• _GIVEN INFORMATION_
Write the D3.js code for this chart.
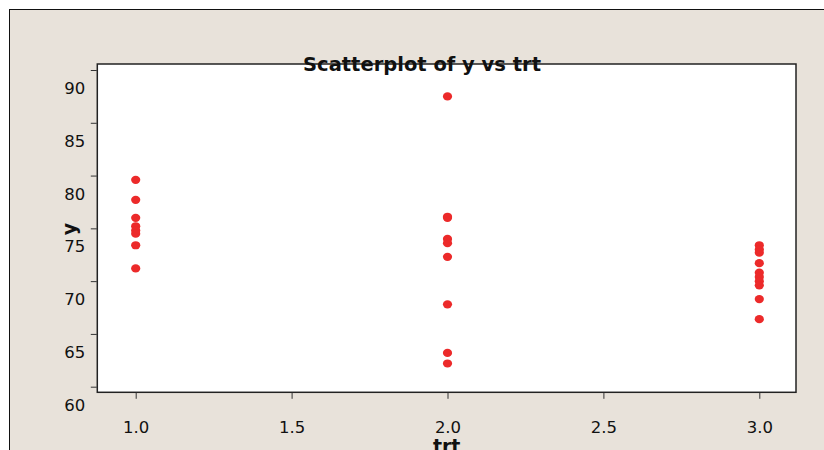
<!DOCTYPE html>
<html>
<head>
<meta charset="utf-8">
<script src="https://cdnjs.cloudflare.com/ajax/libs/d3/7.8.5/d3.min.js"></script>
<style>
  body { margin: 0; background: #fff; }
  svg { display: block; font-family: "DejaVu Sans", Verdana, sans-serif; }
</style>
</head>
<body>
<div id="chart"></div>
<script>
// values
var trt1 = [79.6, 77.7, 76.0, 75.2, 74.8, 74.5, 73.4, 71.2];
var trt2 = [87.5, 76.1, 76.0, 74.0, 73.6, 72.3, 67.8, 63.2, 62.2];
var trt3 = [73.4, 73.0, 72.7, 71.7, 70.8, 70.4, 70.0, 69.6, 68.3, 66.4];
var groups = [1, 2, 3];
var xTicks = [1.0, 1.5, 2.0, 2.5, 3.0];
var yTicks = [60, 65, 70, 75, 80, 85, 90];

var data = [];
[trt1, trt2, trt3].forEach(function (vals, i) {
  vals.forEach(function (v) { data.push({ trt: groups[i], y: v }); });
});

var W = 824, H = 450;
var plot = { left: 97.3, top: 64, right: 796, bottom: 392.3 };

var svg = d3.select('#chart').append('svg')
  .attr('width', W).attr('height', H);

// outer frame
svg.append('rect')
  .attr('x', 9.5).attr('y', 9.5)
  .attr('width', W).attr('height', H)
  .attr('fill', '#e8e2da')
  .attr('stroke', '#111').attr('stroke-width', 1);

var x = d3.scaleLinear().domain([1, 3]).range([135.7, 759.3]);
var y = d3.scaleLinear().domain([60, 90]).range([386.7, 70]);

svg.append('rect')
  .attr('x', plot.left).attr('y', plot.top)
  .attr('width', plot.right - plot.left)
  .attr('height', plot.bottom - plot.top)
  .attr('fill', '#fff')
  .attr('stroke', '#222').attr('stroke-width', 1.5);

// y axis (labels sit below their ticks in the original)
var gy = svg.append('g')
  .attr('transform', 'translate(' + (plot.left - 0.5) + ',0)')
  .call(d3.axisLeft(y).tickValues(yTicks).tickSize(6).tickPadding(5.5));
gy.select('.domain').remove();
gy.selectAll('.tick line').attr('stroke', '#333');
gy.selectAll('.tick text')
  .attr('y', 18.3)
  .attr('font-size', 16.5)
  .attr('font-family', '"DejaVu Sans", Verdana, sans-serif')
  .attr('fill', '#111');

// x axis
var gx = svg.append('g')
  .attr('transform', 'translate(0,' + (plot.bottom + 0.5) + ')')
  .call(d3.axisBottom(x).tickValues(xTicks).tickFormat(d3.format('.1f')).tickSize(6).tickPadding(22));
gx.select('.domain').remove();
gx.selectAll('.tick line').attr('stroke', '#333');
gx.selectAll('.tick text')
  .attr('font-size', 16.5)
  .attr('font-family', '"DejaVu Sans", Verdana, sans-serif')
  .attr('fill', '#111');

// points
svg.append('g')
  .selectAll('ellipse')
  .data(data)
  .enter()
  .append('ellipse')
    .attr('cx', function (d) { return x(d.trt); })
    .attr('cy', function (d) { return y(d.y); })
    .attr('rx', 4.6).attr('ry', 4.1)
    .attr('fill', '#ec2a2a');

// titles
svg.append('text')
  .attr('x', 422).attr('y', 71)
  .attr('text-anchor', 'middle')
  .attr('font-size', 19.5).attr('font-weight', 'bold')
  .attr('fill', '#111')
  .text('Scatterplot of y vs trt');

svg.append('text')
  .attr('transform', 'translate(76,229) rotate(-90)')
  .attr('text-anchor', 'middle')
  .attr('font-size', 19).attr('font-weight', 'bold')
  .attr('fill', '#111')
  .text('y');

svg.append('text')
  .attr('x', (plot.left + plot.right) / 2).attr('y', 453)
  .attr('text-anchor', 'middle')
  .attr('font-size', 19).attr('font-weight', 'bold')
  .attr('fill', '#111')
  .text('trt');
</script>
</body>
</html>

• _REQUEST_
Reproduce the listing above exactly, excluding all pictures.

• _RESULT BELOW_
Write the D3.js code for this chart.
<!DOCTYPE html>
<html>
<head>
<meta charset="utf-8">
<script src="https://cdnjs.cloudflare.com/ajax/libs/d3/7.8.5/d3.min.js"></script>
<style>
  body { margin: 0; background: #fff; }
  svg { display: block; font-family: "DejaVu Sans", Verdana, sans-serif; }
</style>
</head>
<body>
<div id="chart"></div>
<script>
// values
var trt1 = [79.6, 77.7, 76.0, 75.2, 74.8, 74.5, 73.4, 71.2];
var trt2 = [87.5, 76.1, 76.0, 74.0, 73.6, 72.3, 67.8, 63.2, 62.2];
var trt3 = [73.4, 73.0, 72.7, 71.7, 70.8, 70.4, 70.0, 69.6, 68.3, 66.4];
var groups = [1, 2, 3];
var xTicks = [1.0, 1.5, 2.0, 2.5, 3.0];
var yTicks = [60, 65, 70, 75, 80, 85, 90];

var data = [];
[trt1, trt2, trt3].forEach(function (vals, i) {
  vals.forEach(function (v) { data.push({ trt: groups[i], y: v }); });
});

var W = 824, H = 450;
var plot = { left: 97.3, top: 64, right: 796, bottom: 392.3 };

var svg = d3.select('#chart').append('svg')
  .attr('width', W).attr('height', H);

// outer frame
svg.append('rect')
  .attr('x', 9.5).attr('y', 9.5)
  .attr('width', W).attr('height', H)
  .attr('fill', '#e8e2da')
  .attr('stroke', '#111').attr('stroke-width', 1);

var x = d3.scaleLinear().domain([1, 3]).range([135.7, 759.3]);
var y = d3.scaleLinear().domain([60, 90]).range([386.7, 70]);

svg.append('rect')
  .attr('x', plot.left).attr('y', plot.top)
  .attr('width', plot.right - plot.left)
  .attr('height', plot.bottom - plot.top)
  .attr('fill', '#fff')
  .attr('stroke', '#222').attr('stroke-width', 1.5);

// y axis (labels sit below their ticks in the original)
var gy = svg.append('g')
  .attr('transform', 'translate(' + (plot.left - 0.5) + ',0)')
  .call(d3.axisLeft(y).tickValues(yTicks).tickSize(6).tickPadding(5.5));
gy.select('.domain').remove();
gy.selectAll('.tick line').attr('stroke', '#333');
gy.selectAll('.tick text')
  .attr('y', 18.3)
  .attr('font-size', 16.5)
  .attr('font-family', '"DejaVu Sans", Verdana, sans-serif')
  .attr('fill', '#111');

// x axis
var gx = svg.append('g')
  .attr('transform', 'translate(0,' + (plot.bottom + 0.5) + ')')
  .call(d3.axisBottom(x).tickValues(xTicks).tickFormat(d3.format('.1f')).tickSize(6).tickPadding(22));
gx.select('.domain').remove();
gx.selectAll('.tick line').attr('stroke', '#333');
gx.selectAll('.tick text')
  .attr('font-size', 16.5)
  .attr('font-family', '"DejaVu Sans", Verdana, sans-serif')
  .attr('fill', '#111');

// points
svg.append('g')
  .selectAll('ellipse')
  .data(data)
  .enter()
  .append('ellipse')
    .attr('cx', function (d) { return x(d.trt); })
    .attr('cy', function (d) { return y(d.y); })
    .attr('rx', 4.6).attr('ry', 4.1)
    .attr('fill', '#ec2a2a');

// titles
svg.append('text')
  .attr('x', 422).attr('y', 71)
  .attr('text-anchor', 'middle')
  .attr('font-size', 19.5).attr('font-weight', 'bold')
  .attr('fill', '#111')
  .text('Scatterplot of y vs trt');

svg.append('text')
  .attr('transform', 'translate(76,229) rotate(-90)')
  .attr('text-anchor', 'middle')
  .attr('font-size', 19).attr('font-weight', 'bold')
  .attr('fill', '#111')
  .text('y');

svg.append('text')
  .attr('x', (plot.left + plot.right) / 2).attr('y', 453)
  .attr('text-anchor', 'middle')
  .attr('font-size', 19).attr('font-weight', 'bold')
  .attr('fill', '#111')
  .text('trt');
</script>
</body>
</html>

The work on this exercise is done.